Women's voices are absent in economic commentary with 80% of newspaper articles on the economy showing a male bias, a report by the Fawcett Society has found.
An analysis of all coverage of the economy over the period of the 2015 general election campaign in six national newspapers found the vast majority of articles were written by men.
Sam Smethers, Fawcett CEO, said: "Women are being silenced and sidelined on the economy and in 2015 that is just not on.
"Just as we saw during the period of austerity and more recently with tax credit changes, measures which will be announced in the forthcoming Comprehensive Spending Review will undoubtedly have a significant and potentially disproportionate impact on women's lives.
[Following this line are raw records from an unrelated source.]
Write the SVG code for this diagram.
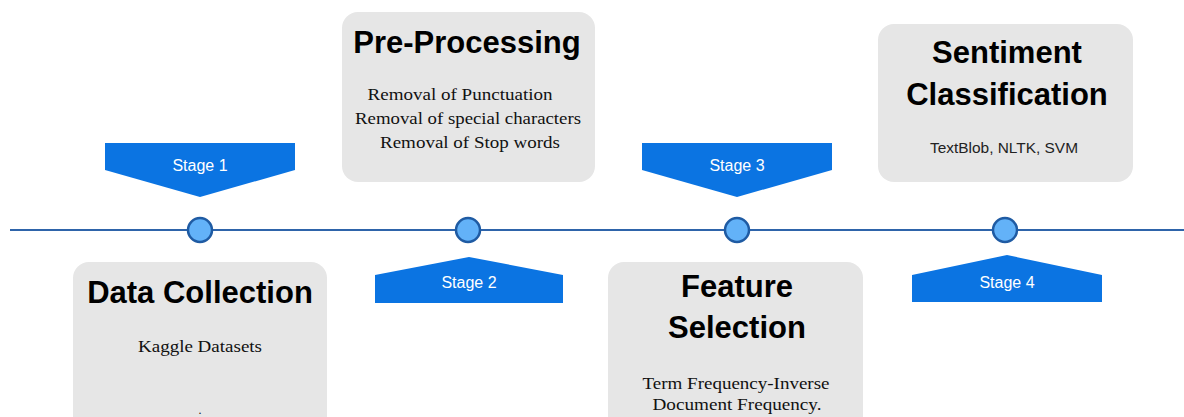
<svg xmlns="http://www.w3.org/2000/svg" width="1184" height="417" viewBox="0 0 1184 417">
<style>
.box{fill:#e6e6e6;}
.banner{fill:#0b74e2;}
.dot{fill:#63b2f8;stroke:#1f5ba3;stroke-width:2.5;}
.title{font-family:"Liberation Sans",Arial,sans-serif;font-weight:bold;font-size:31px;fill:#000;text-anchor:middle;}
.sub{font-family:"Liberation Serif","Times New Roman",serif;font-size:17.5px;fill:#111;text-anchor:middle;}
.subs{font-family:"Liberation Sans",Arial,sans-serif;font-size:14px;fill:#222;text-anchor:middle;}
.stage{font-family:"Liberation Sans",Arial,sans-serif;font-size:16px;fill:#fff;text-anchor:middle;}
</style>
<rect width="1184" height="417" fill="#fff"/>
<g id="connectors">
<line x1="10" y1="230" x2="1184" y2="230" stroke="#2e64aa" stroke-width="2"/>
</g>
<g id="stage1">
<polygon class="banner" points="105,143 295,143 295,170 200,197 105,170"/>
<text class="stage" x="200" y="171">Stage 1</text>
<circle class="dot" cx="200" cy="230" r="12"/>
</g>
<g id="stage2">
<polygon class="banner" points="375,275 469,257 563,275 563,303 375,303"/>
<text class="stage" x="469" y="288">Stage 2</text>
<circle class="dot" cx="468" cy="230" r="12"/>
</g>
<g id="stage3">
<polygon class="banner" points="642,143 832,143 832,170 737,197 642,170"/>
<text class="stage" x="737" y="171">Stage 3</text>
<circle class="dot" cx="737" cy="230" r="12"/>
</g>
<g id="stage4">
<polygon class="banner" points="912,275 1007,255 1102,275 1102,302 912,302"/>
<text class="stage" x="1007" y="288">Stage 4</text>
<circle class="dot" cx="1005" cy="230" r="12"/>
</g>
<g id="data-collection">
<rect class="box" x="73" y="262" width="254" height="175" rx="16"/>
<text class="title" x="200" y="303">Data Collection</text>
<text class="sub" x="200" y="352" textLength="124" lengthAdjust="spacingAndGlyphs">Kaggle Datasets</text>
<text class="sub" x="200" y="414" style="font-size:12px">.</text>
</g>
<g id="pre-processing">
<rect class="box" x="342" y="12" width="253" height="170" rx="16"/>
<text class="title" x="467" y="53">Pre-Processing</text>
<text class="sub" x="460" y="100" textLength="185" lengthAdjust="spacingAndGlyphs">Removal of Punctuation</text>
<text class="sub" x="468" y="124" textLength="226" lengthAdjust="spacingAndGlyphs">Removal of special characters</text>
<text class="sub" x="470" y="148" textLength="180" lengthAdjust="spacingAndGlyphs">Removal of Stop words</text>
</g>
<g id="feature-selection">
<rect class="box" x="608" y="262" width="255" height="175" rx="16"/>
<text class="title" x="737" y="297">Feature</text>
<text class="title" x="737" y="338">Selection</text>
<text class="sub" x="736" y="389" textLength="187" lengthAdjust="spacingAndGlyphs">Term Frequency-Inverse</text>
<text class="sub" x="737" y="410" textLength="169" lengthAdjust="spacingAndGlyphs">Document Frequency.</text>
</g>
<g id="sentiment-classification">
<rect class="box" x="878" y="24" width="255" height="158" rx="16"/>
<text class="title" x="1007" y="63">Sentiment</text>
<text class="title" x="1007" y="105">Classification</text>
<text class="subs" x="1004" y="153" textLength="148" lengthAdjust="spacingAndGlyphs">TextBlob, NLTK, SVM</text>
</g>
</svg>
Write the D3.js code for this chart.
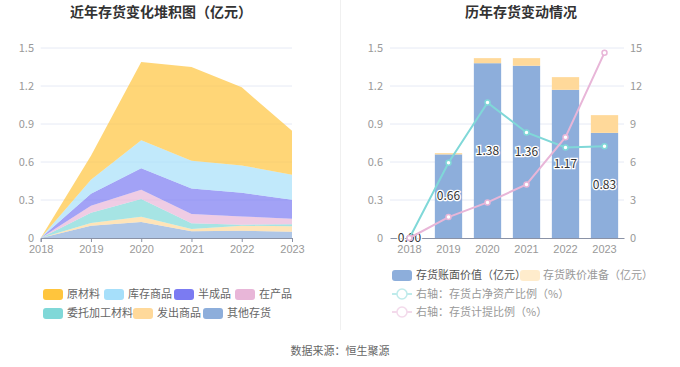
<!DOCTYPE html>
<html><head><meta charset="utf-8">
<script src="https://cdn.jsdelivr.net/npm/d3@7"></script>
<style>body{margin:0;background:#fff;}svg{display:block;font-family:"Noto Sans CJK SC","Noto Sans",sans-serif;}</style>
</head><body><svg id="c" width="680" height="367"></svg>
<script>
const years = ["2018","2019","2020","2021","2022","2023"];
const stackKeys = ["其他存货","发出商品","委托加工材料","在产品","半成品","库存商品","原材料"];
const otherInv   = [0, 0.097, 0.126, 0.053, 0.058, 0.050];
const shipped    = [0, 0.021, 0.042, 0.018, 0.039, 0.042];
const consigned  = [0, 0.082, 0.139, 0.045, 0.008, 0.016];
const wip        = [0, 0.055, 0.073, 0.074, 0.065, 0.044];
const semi       = [0, 0.095, 0.170, 0.200, 0.187, 0.150];
const goods      = [0, 0.110, 0.222, 0.220, 0.216, 0.198];
const raw        = [0, 0.190, 0.618, 0.740, 0.617, 0.346];
const bookValue  = [0, 0.66, 1.38, 1.36, 1.17, 0.83];
const reserve    = [0, 0.01, 0.04, 0.06, 0.10, 0.14];
const ratioNet   = [0, 5.94, 10.69, 8.33, 7.15, 7.25];
const ratioProv  = [0, 1.65, 2.81, 4.23, 7.96, 14.63];
const leftTicks = [0,0.3,0.6,0.9,1.2,1.5];
const rightTicks = [0,3,6,9,12,15];

const stackColors = {"原材料":"#FFC53D","库存商品":"#A6DFFA","半成品":"#7B7BF2","在产品":"#E8B6D8","委托加工材料":"#80D8D8","发出商品":"#FFD99A","其他存货":"#8DAEDB"};
const seriesArr = [otherInv,shipped,consigned,wip,semi,goods,raw];

const svg = d3.select("#c");
const tickColor = "#999", fs = 11;

// titles
svg.append("text").attr("x",161).attr("y",17).attr("text-anchor","middle").attr("font-size",14).attr("font-weight","bold").attr("fill","#333").text("近年存货变化堆积图（亿元）");
svg.append("text").attr("x",521).attr("y",17).attr("text-anchor","middle").attr("font-size",14).attr("font-weight","bold").attr("fill","#333").text("历年存货变动情况");
svg.append("line").attr("x1",340.5).attr("x2",340.5).attr("y1",0).attr("y2",330).attr("stroke","#f0f0f0");
svg.append("text").attr("x",340).attr("y",355).attr("text-anchor","middle").attr("font-size",11).attr("fill","#666").text("数据来源：恒生聚源");

// ---------- left chart ----------
const xL = d3.scalePoint().domain(years).range([40.7,292]);
const yL = d3.scaleLinear().domain([0,1.5]).range([238,48]);
const gL = svg.append("g");
leftTicks.forEach(t=>{
  if(t>0) gL.append("line").attr("x1",40.7).attr("x2",292).attr("y1",yL(t)).attr("y2",yL(t)).attr("stroke","#E6EAF5");
  gL.append("text").attr("x",34).attr("y",yL(t)+4).attr("text-anchor","end").attr("font-size",fs).attr("fill",tickColor).text(t);
});
const table = years.map((y,i)=>{const o={year:y}; stackKeys.forEach((k,j)=>o[k]=seriesArr[j][i]); return o;});
const stacked = d3.stack().keys(stackKeys)(table);
const area = d3.area().x(d=>xL(d.data.year)).y0(d=>yL(d[0])).y1(d=>yL(d[1]));
gL.selectAll("path.a").data(stacked).join("path").attr("d",area).attr("fill",d=>stackColors[d.key]).attr("fill-opacity",0.7);
const axL = gL.append("g").attr("transform","translate(0,238)").call(d3.axisBottom(xL).tickSize(4).tickPadding(3));
axL.select(".domain").attr("stroke","#8A92A6");
axL.selectAll(".tick line").attr("stroke","#8A92A6");
axL.selectAll("text").attr("font-size",fs).attr("fill",tickColor).attr("font-family","inherit");

// left legend
const legL = [["原材料",43,294],["库存商品",104,294],["半成品",174,294],["在产品",235,294],["委托加工材料",43,313],["发出商品",133,313],["其他存货",203,313]];
legL.forEach(([k,x,y])=>{
  svg.append("rect").attr("x",x).attr("y",y-5).attr("width",20).attr("height",11).attr("rx",3).attr("fill",stackColors[k]);
  svg.append("text").attr("x",x+24).attr("y",y+4).attr("font-size",fs).attr("fill","#666").text(k);
});

// ---------- right chart ----------
const xR = d3.scaleBand().domain(years).range([390,624]).paddingInner(0.3).paddingOuter(0.15);
const xC = d=>xR(d)+xR.bandwidth()/2;
const yR = d3.scaleLinear().domain([0,1.5]).range([238,48]);
const yR2 = d3.scaleLinear().domain([0,15]).range([238,48]);
const gR = svg.append("g");
leftTicks.forEach((t,i)=>{
  if(t>0) gR.append("line").attr("x1",390).attr("x2",624).attr("y1",yR(t)).attr("y2",yR(t)).attr("stroke","#E6EAF5");
  gR.append("text").attr("x",383).attr("y",yR(t)+4).attr("text-anchor","end").attr("font-size",fs).attr("fill",tickColor).text(t);
  gR.append("text").attr("x",630).attr("y",yR2(rightTicks[i])+4).attr("text-anchor","start").attr("font-size",fs).attr("fill",tickColor).text(rightTicks[i]);
});
years.forEach((y,i)=>{
  gR.append("rect").attr("x",xR(y)).attr("width",xR.bandwidth()).attr("y",yR(bookValue[i])).attr("height",yR(0)-yR(bookValue[i])).attr("fill","#8DAEDB");
  gR.append("rect").attr("x",xR(y)).attr("width",xR.bandwidth()).attr("y",yR(bookValue[i]+reserve[i])).attr("height",yR(0)-yR(reserve[i])).attr("fill","#FFD99A");
});
const axR = gR.append("g").attr("transform","translate(0,238)").call(d3.axisBottom(xR).tickSize(0).tickPadding(7));
axR.select(".domain").attr("stroke","#8A92A6");
axR.selectAll("text").attr("font-size",fs).attr("fill",tickColor).attr("font-family","inherit");
years.forEach((y,i)=>{
  gR.append("text").attr("x",xC(y)).attr("y",yR(bookValue[i]/2)+4).attr("text-anchor","middle").attr("font-size",12)
    .attr("fill","#333").attr("stroke","#fff").attr("stroke-width",2.5).attr("paint-order","stroke").text(bookValue[i].toFixed(2));
});
const line = d3.line().x((d,i)=>xC(years[i])).y(d=>yR2(d));
[[ratioNet,"#80D8D8"],[ratioProv,"#E8B6D8"]].forEach(([arr,c])=>{
  gR.append("path").attr("d",line(arr)).attr("fill","none").attr("stroke",c).attr("stroke-width",2);
  arr.forEach((v,i)=>gR.append("circle").attr("cx",xC(years[i])).attr("cy",yR2(v)).attr("r",2.5).attr("fill","#fff").attr("stroke",c).attr("stroke-width",1.5));
});

// right legend
svg.append("rect").attr("x",392).attr("y",270).attr("width",20).attr("height",11).attr("rx",3).attr("fill","#8DAEDB");
svg.append("text").attr("x",416).attr("y",279).attr("font-size",fs).attr("fill","#555").text("存货账面价值（亿元）");
svg.append("rect").attr("x",520).attr("y",270).attr("width",20).attr("height",11).attr("rx",3).attr("fill","#FFD99A").attr("opacity",0.5);
svg.append("text").attr("x",543).attr("y",279).attr("font-size",fs).attr("fill","#999").text("存货跌价准备（亿元）");
[["右轴：存货占净资产比例（%）","#80D8D8",294],["右轴：存货计提比例（%）","#E8B6D8",312]].forEach(([t,c,y])=>{
  const g = svg.append("g").attr("opacity",0.5);
  g.append("line").attr("x1",392).attr("x2",412).attr("y1",y).attr("y2",y).attr("stroke",c).attr("stroke-width",2);
  g.append("circle").attr("cx",402).attr("cy",y).attr("r",5).attr("fill","#fff").attr("stroke",c).attr("stroke-width",1.5);
  svg.append("text").attr("x",416).attr("y",y+4).attr("font-size",fs).attr("fill","#999").text(t);
});
</script></body></html>
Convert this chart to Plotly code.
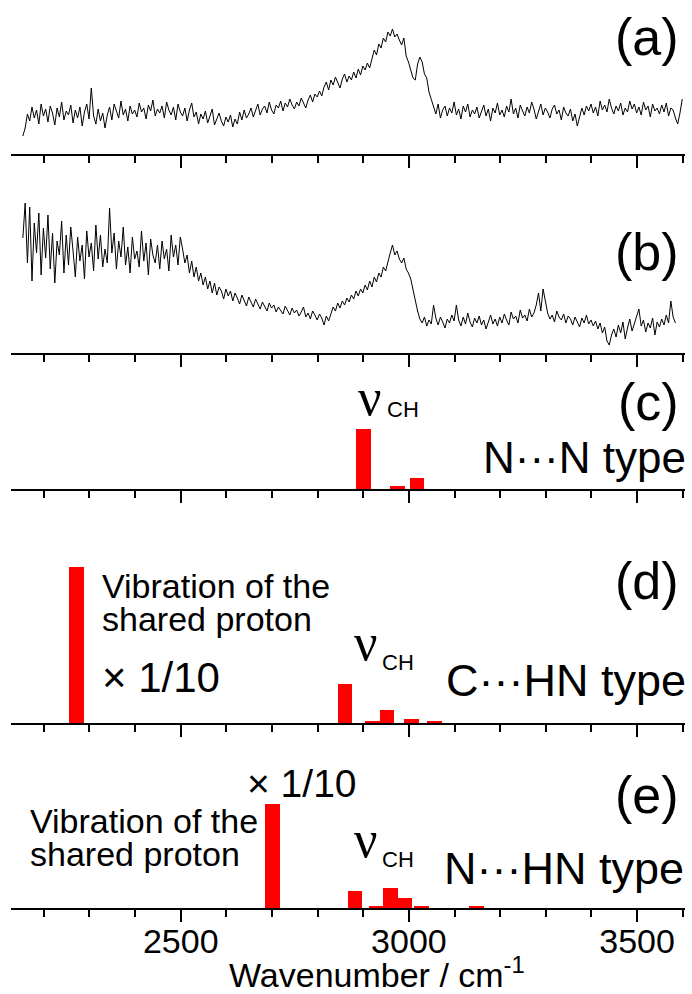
import plotly.graph_objects as go

# ---------------- data ----------------
WN_START = 2154
WN_STEP = 5

spec_a = [18, 26, 40, 33, 47, 36, 44, 30, 50, 38,
          45, 32, 48, 41, 29, 46, 37, 52, 34, 43,
          39, 49, 31, 44, 36, 47, 28, 42, 50, 35,
          66, 38, 30, 45, 33, 41, 26, 39, 47, 34,
          50, 42, 36, 53, 39, 45, 33, 48, 40, 44,
          37, 51, 42, 46, 35, 49, 43, 54, 38, 45,
          41, 48, 36, 52, 44, 39, 47, 34, 50, 42,
          38, 46, 33, 44, 51, 37, 42, 30, 40, 35,
          43, 31, 38, 45, 29, 36, 41, 33, 28, 37,
          32, 39, 27, 35, 30, 42, 34, 44, 36, 40,
          46, 37, 43, 50, 39, 45, 48, 41, 52, 44,
          40, 49, 46, 53, 43, 51, 47, 55, 49, 45,
          52, 48, 56, 50, 46, 54, 59, 52, 60, 57,
          63, 58, 67, 72, 64, 74, 69, 77, 71, 66,
          75, 80, 72, 78, 74, 82, 76, 85, 79, 88,
          84, 91, 86, 95, 104, 99, 110, 106, 116, 112,
          122, 118, 125, 117, 120, 114, 109, 116, 98, 92,
          84, 76, 74, 90, 97, 92, 80, 76, 62, 54,
          46, 40, 50, 36, 44, 48, 38, 46, 41, 52,
          39, 45, 35, 48, 42, 50, 37, 44, 40, 47,
          36, 43, 49, 38, 45, 33, 46, 41, 51, 39,
          44, 37, 48, 42, 55, 40, 46, 36, 49, 43,
          38, 47, 41, 52, 45, 35, 44, 50, 39, 46,
          42, 36, 45, 49, 40, 44, 34, 47, 41, 38,
          45, 33, 40, 28, 37, 46, 39, 48, 43, 50,
          41, 47, 38, 53, 44, 49, 42, 55, 46, 40,
          48, 43, 51, 39, 46, 42, 53, 45, 50, 41,
          47, 39, 52, 44, 48, 37, 50, 43, 46, 40,
          49, 42, 51, 38, 46, 44, 36, 30, 41, 55]

spec_b = [115, 150, 90, 146, 72, 130, 100, 140, 78, 125,
          95, 138, 84, 120, 70, 112, 98, 132, 80, 118,
          88, 126, 102, 76, 116, 92, 108, 74, 122, 96,
          110, 82, 128, 94, 118, 86, 104, 90, 145, 100,
          120, 84, 112, 96, 126, 88, 106, 80, 116, 94,
          102, 86, 122, 92, 110, 78, 114, 98, 90, 108,
          84, 112, 94, 104, 82, 118, 96, 108, 88, 116,
          104, 90, 98, 80, 92, 76, 86, 72, 80, 68,
          76, 64, 72, 60, 70, 58, 66, 62, 54, 64,
          57, 62, 52, 60, 55, 49, 58, 53, 47, 56,
          50, 46, 54, 48, 44, 51, 47, 42, 50, 45,
          48, 41, 46, 43, 39, 47, 42, 38, 45, 40,
          43, 37, 41, 46, 36, 40, 34, 42, 38, 33,
          39, 35, 28, 37, 32, 40, 46, 42, 50, 45,
          52, 48, 55, 51, 58, 54, 62, 57, 64, 60,
          68, 63, 72, 66, 76, 71, 80, 76, 86, 82,
          92, 100, 108, 98, 102, 94, 90, 95, 84, 80,
          74, 62, 50, 42, 34, 30, 36, 27, 33, 29,
          48, 35, 28, 36, 31, 25, 34, 30, 38, 32,
          48, 33, 27, 36, 29, 40, 31, 26, 35, 30,
          37, 28, 33, 24, 31, 38, 29, 34, 27, 36,
          30, 39, 33, 28, 41, 34, 37, 30, 43, 35,
          38, 32, 44, 36, 40, 48, 60, 42, 64, 50,
          40, 34, 38, 31, 42, 36, 33, 39, 30, 37,
          34, 28, 36, 31, 26, 35, 30, 38, 29, 33,
          27, 32, 24, 30, 20, 26, 12, 8, 18, 24,
          16, 28, 20, 31, 14, 25, 34, 22, 29, 38,
          44, 27, 33, 21, 30, 25, 35, 18, 31, 26,
          34, 28, 38, 30, 52, 36, 30]

bars_c_pos = [2900, 2975, 3018]
bars_c_h = [60, 3, 11]

bars_d_pos = [2272, 2860, 2920, 2952, 3005, 3056]
bars_d_h = [156, 39, 1.5, 13, 4, 2]

bars_e_pos = [2701, 2882, 2928, 2960, 2990, 3028, 3148]
bars_e_h = [104, 17, 2, 20, 10, 1.5, 1.2]

major_ticks = [2500, 3000, 3500]
major_labels = ["2500", "3000", "3500"]

panel_letters = ["(a)", "(b)", "(c)", "(d)", "(e)"]

# ---------------- layout constants (pixels) ----------------
W, H = 692, 994
L, R, T, B = 11, 7, 0, 86
PW = W - L - R
PH = H - T - B
XR = [2128, 3605]
# (top, bottom) pixel of each panel
panels = [(0, 154), (180, 353), (375, 489), (510, 723), (745, 908)]

FONT = "Arial, Liberation Sans, sans-serif"
SERIF = "Liberation Serif, Times New Roman, serif"


def fx(p):
    return (p - L) / PW


def fy(p):
    return (T + PH - p) / PH


fig = go.Figure()

xs_a = [WN_START + WN_STEP * i for i in range(len(spec_a))]
xs_b = [WN_START + WN_STEP * i for i in range(len(spec_b))]

fig.add_trace(go.Scatter(x=xs_a, y=spec_a, mode="lines",
                         line=dict(color="black", width=1.0),
                         xaxis="x", yaxis="y", showlegend=False))
fig.add_trace(go.Scatter(x=xs_b, y=spec_b, mode="lines",
                         line=dict(color="black", width=1.0),
                         xaxis="x2", yaxis="y2", showlegend=False))
for pos, hh, k in [(bars_c_pos, bars_c_h, 3), (bars_d_pos, bars_d_h, 4),
                   (bars_e_pos, bars_e_h, 5)]:
    fig.add_trace(go.Bar(x=pos, y=hh, width=32, marker=dict(color="#ff0000", line=dict(width=0)),
                         xaxis=f"x{k}", yaxis=f"y{k}", showlegend=False))

layout = dict(width=W, height=H, margin=dict(l=L, r=R, t=T, b=B),
              paper_bgcolor="white", plot_bgcolor="white",
              showlegend=False, bargap=0, font=dict(family=FONT, color="black"))

for i, (top, bot) in enumerate(panels):
    k = "" if i == 0 else str(i + 1)
    last = i == len(panels) - 1
    layout[f"xaxis{k}"] = dict(
        domain=[0, 1], anchor=f"y{k}", range=XR,
        showline=True, linewidth=2, linecolor="black",
        ticks="outside", ticklen=12, tickwidth=2, tickcolor="black",
        tickvals=major_ticks, ticktext=major_labels,
        showticklabels=last, tickfont=dict(size=34, family=FONT, color="black"),
        ticklabelstandoff=-10,
        minor=dict(dtick=100, tick0=2100, ticks="outside", ticklen=7, tickwidth=2, tickcolor="black",
                   showgrid=False),
        showgrid=False, zeroline=False, fixedrange=True)
    layout[f"yaxis{k}"] = dict(domain=[fy(bot), fy(top)], anchor=f"x{k}",
                               range=[0, bot - top], visible=False, fixedrange=True)

fig.update_layout(**layout)

ann = []


def add(text, x, y, size, xanchor="left", family=FONT):
    ann.append(dict(text=text, x=fx(x), y=fy(y), xref="paper", yref="paper",
                    xanchor=xanchor, yanchor="middle", showarrow=False,
                    font=dict(size=size, family=family, color="black")))


# panel letters (right aligned)
letter_y = [37, 252, 402, 581, 795]
for lt, yy in zip(panel_letters, letter_y):
    add(lt, 681, yy, 52, xanchor="right")

# nu_CH labels
for (nx, ny, cx, cy) in [(356, 397, 385, 410), (352, 642, 380, 662), (352, 839, 380, 859)]:
    add("ν", nx, ny, 52, family=SERIF)
    add("CH", cx, cy, 22)

add("N···N type", 688, 457, 44, xanchor="right")
add("C···HN type", 688, 680, 45, xanchor="right")
add("N···HN type", 686, 868, 45, xanchor="right")

add("Vibration of the", 100, 586, 34)
add("shared proton", 100, 619, 34)
add("× 1/10", 100, 678, 42)

add("Vibration of the", 28, 821, 34)
add("shared proton", 28, 854, 34)
add("× 1/10", 245, 783, 39)

add("Wavenumber / cm<sup>-1</sup>", 377, 972, 34, xanchor="center")

fig.update_layout(annotations=ann)
fig.write_html("out.html", config={"displayModeBar": False},
               post_script="document.body.style.margin='0';document.body.style.padding='0';")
So where are women's voices on the economy?"
Ahead of the Comprehensive Spending Review on 25 November, the Fawcett Society is calling on the media to increase the number of women it references and quotes as part of its coverage on the economy.
Although no newspaper attained equal representation in terms of quotes and references, the report found that the tabloids performed slightly better in terms of percentage of women's views. The Mirror achieved 25% and The Sun 22% of quotes from women. The Daily Telegraph fared the worst, with only 14% of those quoted being women.
"150 years after the Fawcett Society was first founded to advocate for women's rights, what this research has found is deeply disappointing. Fewer than 1 in 5 articles quote women and men equally or name women more than men. This failure to include female voices means that the debate and agenda continues to be largely shaped by men."
"We are not suggesting that journalists, male or female, deliberately exclude women from their articles, rather the imbalance is more likely to reflect a mix of unconscious bias and the tendency to return to tried and tested contacts," Smethers said.
"Newspapers and the wider media play an important role in public life and as such they have a responsibility to respond to our challenge and increase the female voices in their economic commentary."